I have two in with, two clowns, a corris wrasse and a purple tang and they both eat frozen mysis and rods reef food (ate rods from day one). My tank is primarily lps and bta's so I feed pretty heavily, my opinion is these guys go to frozen pretty naturally but are just not very competitive for the food. For what it's worth mine seem to feed better with the power heads off.
 
You have the sexes of the fish correct. I have a pair as well living in my 40B frag system they are eating arctipods and baby brine.

PaulB ha a great post about a mandarin feeding station that he built. I tried to find the post but couldn't, you might be able to search for it.

If they are both fat and eating well I would move the female to the larger tank with the male. You will be able to target feed them there if they are used to eating prepared. They will eventually learn when and where the food will show up!

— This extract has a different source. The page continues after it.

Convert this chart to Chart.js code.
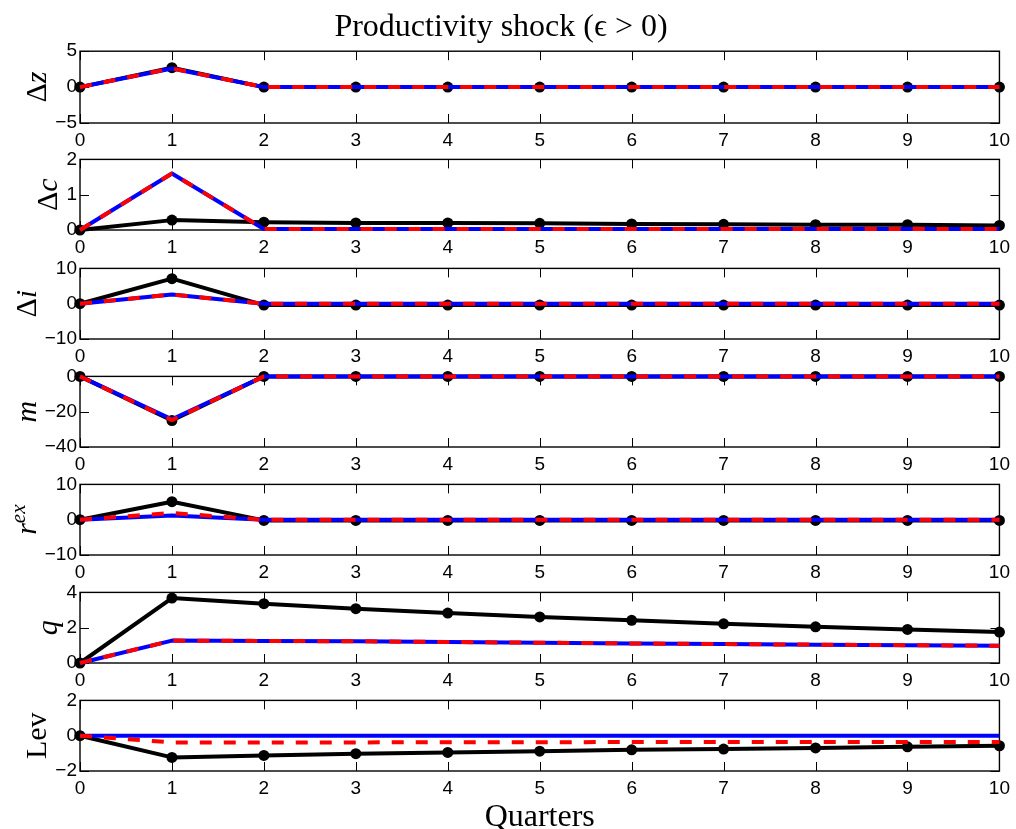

The female is definitely fat, though I thought for a while I had two females after the first male died. A whole other topic, but these guys definitely have an "unsexed" appearance to them when they are super small (like 1/2" range).

The male doesn't hunt nearly as actively as the female, though. Never has. I need to see how available arctipods are for me, though. Were these along with brine all you have been able to feed? With those wrasses, there isn't going to be anything left of any target foods unless they take their pellets first!
 
I have two in with, two clowns, a corris wrasse and a purple tang and they both eat frozen mysis and rods reef food (ate rods from day one). My tank is primarily lps and bta's so I feed pretty heavily, my opinion is these guys go to frozen pretty naturally but are just not very competitive for the food. For what it's worth mine seem to feed better with the power heads off.

The luxury I have is being able to feed as much as I want. They still seem to only want to take food ON the rock/sand. Even if it is barely floating it seems to throw them off. Yours will eat mysis, though? How did you pull that off? Their mouths are so tiny, I can't see how that would work until they are bugger. Any ideas?
 
My pair will eat anything that comes near them the key is getting it near them. They eat bbs, arctipods, small pellets, and mysis. It's funny to watch them with the mysis. They grab it and swim around with it until they get a small enough piece to swallow.

They will come up off the surface of the rocks/bottom about 2 inches to chase food, but that's it.